Reflections
- 2015 edition book cover
- Author: Idries Shah
- Language: English
- Genre: Eastern philosophy and culture. Sufism. Psychology.
- Published: 1968
- Publisher: Zenith Books
- Publication place: United Kingdom
- Media type: Print
- Pages: 104pp
- ISBN: 978-0-900860-00-3
- OCLC: 29632
- Preceded by: Caravan of Dreams
- Followed by: The Way of the Sufi

= Reflections (Shah) =

1968 book by Idries Shah

Reflections by Idries Shah is a collection of eighty fables, aphorisms, and statements that seek to challenge the conditioned mind. The book intends to confront the reader with unaccustomed perspectives and ideas, in an attempt to set the mind free, to see how things really are. As the book's foreword states, "Do you imagine that fables exist only to amuse or to instruct, and are based upon fiction?

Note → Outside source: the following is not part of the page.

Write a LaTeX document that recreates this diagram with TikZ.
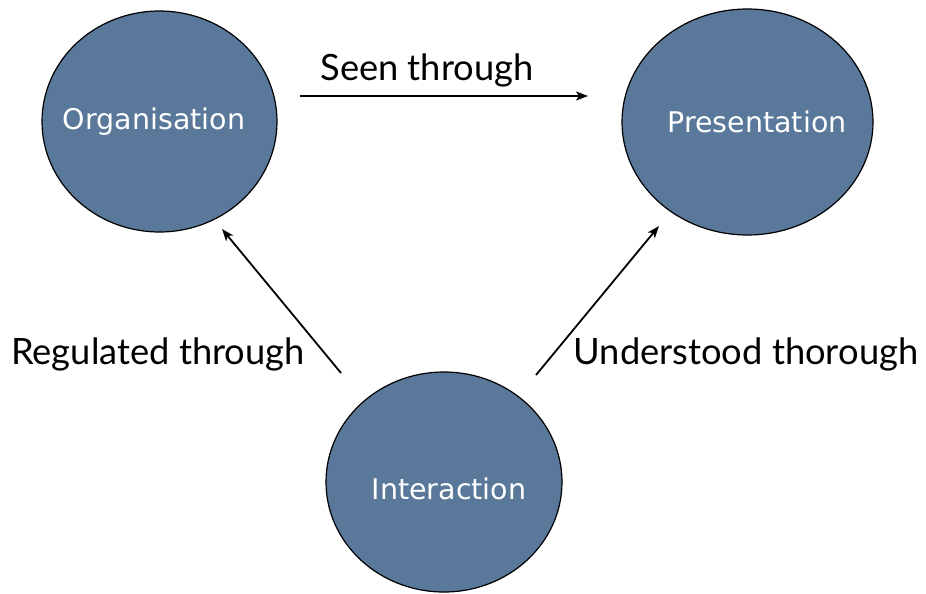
\documentclass[tikz,border=0pt]{standalone}
\usepackage{fontspec}
\setmainfont{Lato}
\newfontfamily\nodefont{DejaVu Sans}
\usetikzlibrary{shapes.geometric,arrows.meta}
\definecolor{blobblue}{RGB}{89,120,154}
\begin{document}
\begin{tikzpicture}[x=1pt,y=-1pt,
  blob/.style={ellipse,draw=black,line width=1.2pt,fill=blobblue,inner sep=0pt},
  blobtext/.style={text=white,inner sep=0pt,font=\nodefont\fontsize{28.5}{32}\selectfont},
  link/.style={line width=1.8pt,-{Stealth[length=12pt,width=9pt,inset=3pt]}},
  lab/.style={font=\fontsize{36.3}{42}\selectfont,text=black,inner sep=0pt}]
\useasboundingbox (0,0) rectangle (926,594);
\node[blob,minimum width=235pt,minimum height=221pt] (org) at (159.5,121.5) {};
\node[blob,minimum width=251pt,minimum height=226pt] (pres) at (747.5,122) {};
\node[blob,minimum width=236pt,minimum height=220pt] (inter) at (444,482) {};
\node[blobtext] (orgt) at (154,122) {Organisation};
\node[blobtext] (prest) at (757,122) {Presentation};
\node[blobtext] (intert) at (449,489) {Interaction};
\coordinate (s1) at (300,96);
\coordinate (e1) at (588,96);
\coordinate (s2) at (341,373);
\coordinate (e2) at (222,229);
\coordinate (s3) at (536,375);
\coordinate (e3) at (659,226);
\draw[link] (s1) -- (e1);
\draw[link] (s2) -- (e2);
\draw[link] (s3) -- (e3);
\node[lab] (l1) at (427,70) {Seen through};
\node[lab] (l2) at (158,354) {Regulated through};
\node[lab] (l3) at (746,354) {Understood thorough};
\end{tikzpicture}
\end{document}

The best ones are delineations of what happens in real life, in the community and in the individual's mental processes."

== Content ==
Reflections is a collection of a foreword and eighty brief literary pieces which were designed for reflection. Many are as brief as this example:

History is not usually what has happened. History is what some people have thought to be significant.

== Reception ==
This small, pocket-sized book was well received by critics. In her review in The Observer, author Doris Lessing called Reflections "... a lively collection of fables, comments, aphorisms, its quality astringency." The New York Times Book Review called it "... witty, tart and instructional – they tend to come into your mind at appropriate moments." Pat Williams, reviewing for BBC's Review of the Year, stated that Reflections was "Very funny ... more wisdom than I have found in any other book this year. I found myself sitting up straight."